+++ Material provided +++

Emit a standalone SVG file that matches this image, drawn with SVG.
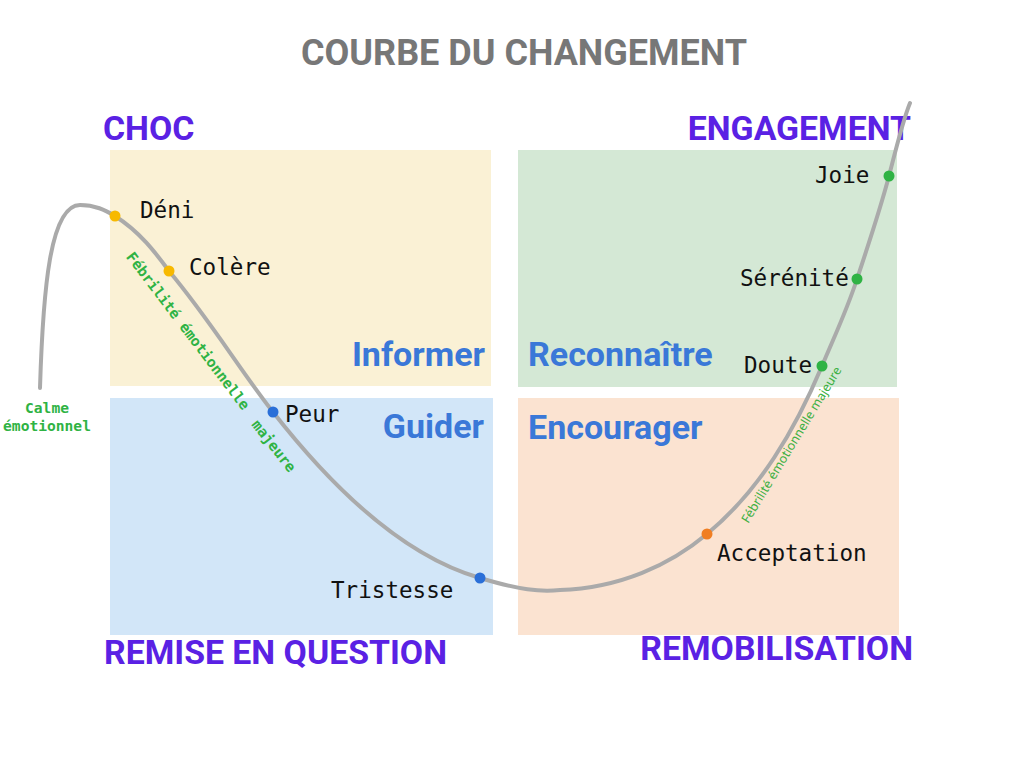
<svg xmlns="http://www.w3.org/2000/svg" width="1024" height="768" viewBox="0 0 1024 768">
<style>
.title{font-family:Roboto,"Liberation Sans",sans-serif;font-weight:bold;font-size:36px;fill:#777777}
.phase{font-family:Roboto,"Liberation Sans",sans-serif;font-weight:bold;font-size:33.8px;fill:#5a21e4}
.act{font-family:Roboto,"Liberation Sans",sans-serif;font-weight:bold;font-size:34px;fill:#3a78d8}
.emo{font-family:"DejaVu Sans Mono","Liberation Mono",monospace;font-size:22.6px;fill:#111111}
.note{font-family:"DejaVu Sans Mono","Liberation Mono",monospace;font-weight:bold;font-size:14.6px;fill:#2fb344}
.note2{font-family:"Noto Sans","Open Sans",sans-serif;font-size:12.5px;fill:#3cb043}
</style>
<rect width="1024" height="768" fill="#ffffff"/>
<text class="title" x="524" y="65" text-anchor="middle">COURBE DU CHANGEMENT</text>
<g id="quadrants">
<rect x="110" y="150" width="381" height="236" fill="#faf1d5"/>
<rect x="110" y="398" width="383" height="237" fill="#d2e6f8"/>
<rect x="518" y="150" width="379" height="237" fill="#d4e8d5"/>
<rect x="518" y="398" width="381" height="237" fill="#fbe3d1"/>
</g>
<g id="phases">
<text class="phase" x="103" y="140">CHOC</text>
<text class="phase" x="911" y="140" text-anchor="end">ENGAGEMENT</text>
<text class="phase" x="104" y="664">REMISE EN QUESTION</text>
<text class="phase" x="913" y="660" text-anchor="end">REMOBILISATION</text>
</g>
<g id="actions">
<text class="act" x="485" y="366" text-anchor="end">Informer</text>
<text class="act" x="528" y="366">Reconnaître</text>
<text class="act" x="484" y="438" text-anchor="end">Guider</text>
<text class="act" x="528" y="439">Encourager</text>
</g>
<g id="connectors">
<path d="M40,388 C43,290 50,205 80,205 C95,205 105,210 115,216 C140,232 155,252 169,271 C210,320 240,370 273,412 C330,485 400,555 480,578 C520,590 540,592 560,590 C620,588 670,565 707,534 C760,490 795,430 822,366 C835,335 847,310 857,279 C870,240 880,210 889,176 C897,145 903,120 910,103" fill="none" stroke="#aaaaaa" stroke-width="4" stroke-linecap="round"/>
</g>
<g id="notes">
<text class="note" x="47" y="413" text-anchor="middle">Calme</text>
<text class="note" x="47" y="431" text-anchor="middle">émotionnel</text>
<text class="note" transform="translate(184,334) rotate(52.8)" text-anchor="middle">Fébrilité émotionnelle</text>
<text class="note" transform="translate(270,449) rotate(52)" text-anchor="middle">majeure</text>
<text class="note2" transform="translate(795,447) rotate(-58.7)" text-anchor="middle">Fébrilité émotionnelle majeure</text>
</g>
<g id="node-deni"><circle cx="115" cy="216" r="5.5" fill="#f7b900"/><text class="emo" x="140" y="218">Déni</text></g>
<g id="node-colere"><circle cx="169" cy="271" r="5.5" fill="#f7b900"/><text class="emo" x="189" y="275">Colère</text></g>
<g id="node-peur"><circle cx="273" cy="412" r="5.5" fill="#2a6fd8"/><text class="emo" x="285" y="422">Peur</text></g>
<g id="node-tristesse"><circle cx="480" cy="578" r="5.5" fill="#2a6fd8"/><text class="emo" x="331" y="598">Tristesse</text></g>
<g id="node-acceptation"><circle cx="707" cy="534" r="5.5" fill="#f07e22"/><text class="emo" x="717" y="561">Acceptation</text></g>
<g id="node-doute"><circle cx="822" cy="366" r="5.5" fill="#2fb344"/><text class="emo" x="744" y="373">Doute</text></g>
<g id="node-serenite"><circle cx="857" cy="279" r="5.5" fill="#2fb344"/><text class="emo" x="740" y="286">Sérénité</text></g>
<g id="node-joie"><circle cx="889" cy="176" r="5.5" fill="#2fb344"/><text class="emo" x="815" y="183">Joie</text></g>
</svg>
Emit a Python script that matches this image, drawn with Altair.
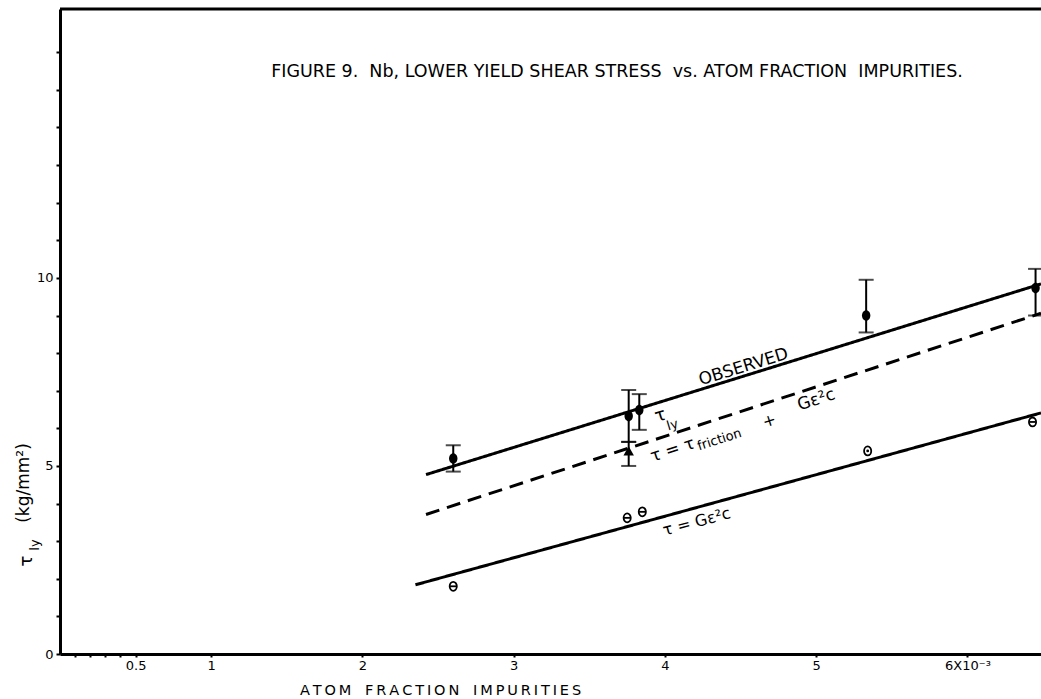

+++

# What needs to be done:
Every entry must be reproduced exactly, with the images left out.

# Exercise response:
Emit a standalone SVG file that matches this image, drawn with SVG.
<svg xmlns="http://www.w3.org/2000/svg" width="1024" height="768" viewBox="0 0 1024 768">
<style>
.title{font-family:Roboto,"Liberation Sans",sans-serif;font-weight:bold;font-size:36px;fill:#777777}
.phase{font-family:Roboto,"Liberation Sans",sans-serif;font-weight:bold;font-size:33.8px;fill:#5a21e4}
.act{font-family:Roboto,"Liberation Sans",sans-serif;font-weight:bold;font-size:34px;fill:#3a78d8}
.emo{font-family:"DejaVu Sans Mono","Liberation Mono",monospace;font-size:22.6px;fill:#111111}
.note{font-family:"DejaVu Sans Mono","Liberation Mono",monospace;font-weight:bold;font-size:14.6px;fill:#2fb344}
.note2{font-family:"Noto Sans","Open Sans",sans-serif;font-size:12.5px;fill:#3cb043}
</style>
<rect width="1024" height="768" fill="#ffffff"/>
<text class="title" x="524" y="65" text-anchor="middle">COURBE DU CHANGEMENT</text>
<g id="quadrants">
<rect x="110" y="150" width="381" height="236" fill="#faf1d5"/>
<rect x="110" y="398" width="383" height="237" fill="#d2e6f8"/>
<rect x="518" y="150" width="379" height="237" fill="#d4e8d5"/>
<rect x="518" y="398" width="381" height="237" fill="#fbe3d1"/>
</g>
<g id="phases">
<text class="phase" x="103" y="140">CHOC</text>
<text class="phase" x="911" y="140" text-anchor="end">ENGAGEMENT</text>
<text class="phase" x="104" y="664">REMISE EN QUESTION</text>
<text class="phase" x="913" y="660" text-anchor="end">REMOBILISATION</text>
</g>
<g id="actions">
<text class="act" x="485" y="366" text-anchor="end">Informer</text>
<text class="act" x="528" y="366">Reconnaître</text>
<text class="act" x="484" y="438" text-anchor="end">Guider</text>
<text class="act" x="528" y="439">Encourager</text>
</g>
<g id="connectors">
<path d="M40,388 C43,290 50,205 80,205 C95,205 105,210 115,216 C140,232 155,252 169,271 C210,320 240,370 273,412 C330,485 400,555 480,578 C520,590 540,592 560,590 C620,588 670,565 707,534 C760,490 795,430 822,366 C835,335 847,310 857,279 C870,240 880,210 889,176 C897,145 903,120 910,103" fill="none" stroke="#aaaaaa" stroke-width="4" stroke-linecap="round"/>
</g>
<g id="notes">
<text class="note" x="47" y="413" text-anchor="middle">Calme</text>
<text class="note" x="47" y="431" text-anchor="middle">émotionnel</text>
<text class="note" transform="translate(184,334) rotate(52.8)" text-anchor="middle">Fébrilité émotionnelle</text>
<text class="note" transform="translate(270,449) rotate(52)" text-anchor="middle">majeure</text>
<text class="note2" transform="translate(795,447) rotate(-58.7)" text-anchor="middle">Fébrilité émotionnelle majeure</text>
</g>
<g id="node-deni"><circle cx="115" cy="216" r="5.5" fill="#f7b900"/><text class="emo" x="140" y="218">Déni</text></g>
<g id="node-colere"><circle cx="169" cy="271" r="5.5" fill="#f7b900"/><text class="emo" x="189" y="275">Colère</text></g>
<g id="node-peur"><circle cx="273" cy="412" r="5.5" fill="#2a6fd8"/><text class="emo" x="285" y="422">Peur</text></g>
<g id="node-tristesse"><circle cx="480" cy="578" r="5.5" fill="#2a6fd8"/><text class="emo" x="331" y="598">Tristesse</text></g>
<g id="node-acceptation"><circle cx="707" cy="534" r="5.5" fill="#f07e22"/><text class="emo" x="717" y="561">Acceptation</text></g>
<g id="node-doute"><circle cx="822" cy="366" r="5.5" fill="#2fb344"/><text class="emo" x="744" y="373">Doute</text></g>
<g id="node-serenite"><circle cx="857" cy="279" r="5.5" fill="#2fb344"/><text class="emo" x="740" y="286">Sérénité</text></g>
<g id="node-joie"><circle cx="889" cy="176" r="5.5" fill="#2fb344"/><text class="emo" x="815" y="183">Joie</text></g>
</svg>
Emit a Python script that matches this image, drawn with Altair.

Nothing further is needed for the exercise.